Resmi ve geleneksel törenlerin töresinde nelerin olduğunu, etin adını da, tadını da unutanlara Kurban Bayramı’nın ne ifade ettiğini, bazı şeylerin değişmemesinin bazılarının canı öyle istediği için olduğunu, hayata derin bir bakış fırlatınca “her şey geçti gitti artık!” diyenlerin sayısının her geçen gün neden arttığını yazmaya gerek var.
Kısaca!
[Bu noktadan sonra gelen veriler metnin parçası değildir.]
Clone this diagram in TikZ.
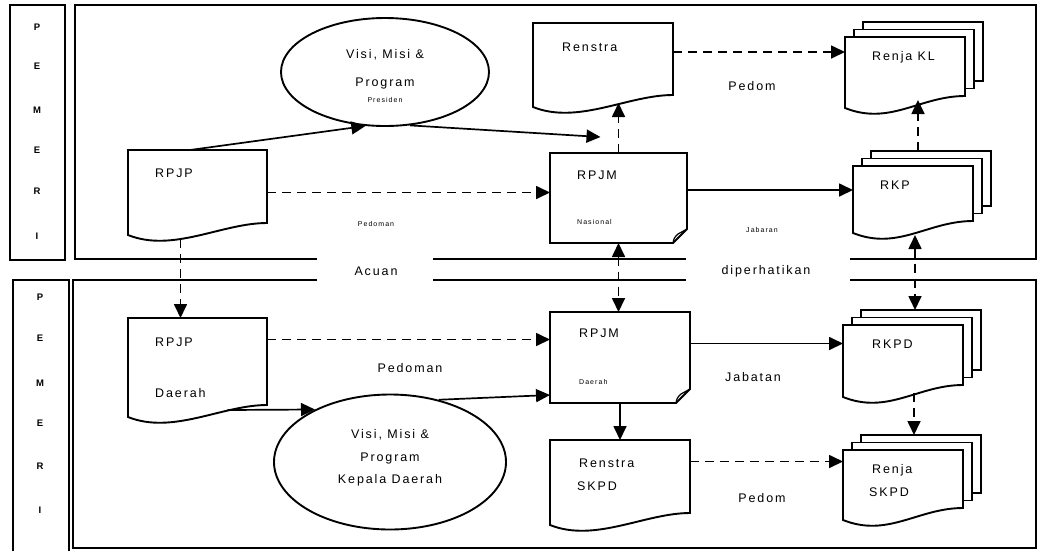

Bazen önseziler, bazen öneriler geçerli olsaydı, her şeyin daha farklı olacağını, sonuçlara bakanların kendilerine “nasıl kazanabilirdik, neden kaybettik?” diye sormaları gerektiğini, ihtiyaç fazlası araç alan ya da kiralayanların tasarruf tedbirleri diye bir şey duyup duymadıklarını! Ustaca denge politikaları uygulansaydı, bunca zikzakla başımız dönmezdi saptamasının akla gelip gelmediğini hatırlatmaya ve yazmaya gerek var.
Demem o ki; Yanlış soru olan “Hesap sorulacak mı?” Doğru soru olan “Neden sorulmuyor?” gibi soruları daha sık sormaya gerek var…
Yazıya nokta Büyük İskender’den!
İskender günlerden bir gün yanında çalışan danışmanına; “İşine üzülerek son veriyorum.” Der. “Neden?” diye sorar danışmanı? Büyük İskender’in yanıtı şudur; “Bunca yıldır yanımdasın, tek bir hatamı eleştirmedin. Hatalarımı görmediysen cahilsin, görüp söylemediysen hainsin.”
Aslında gerçek gündem bu yanıtta gizli değil mi?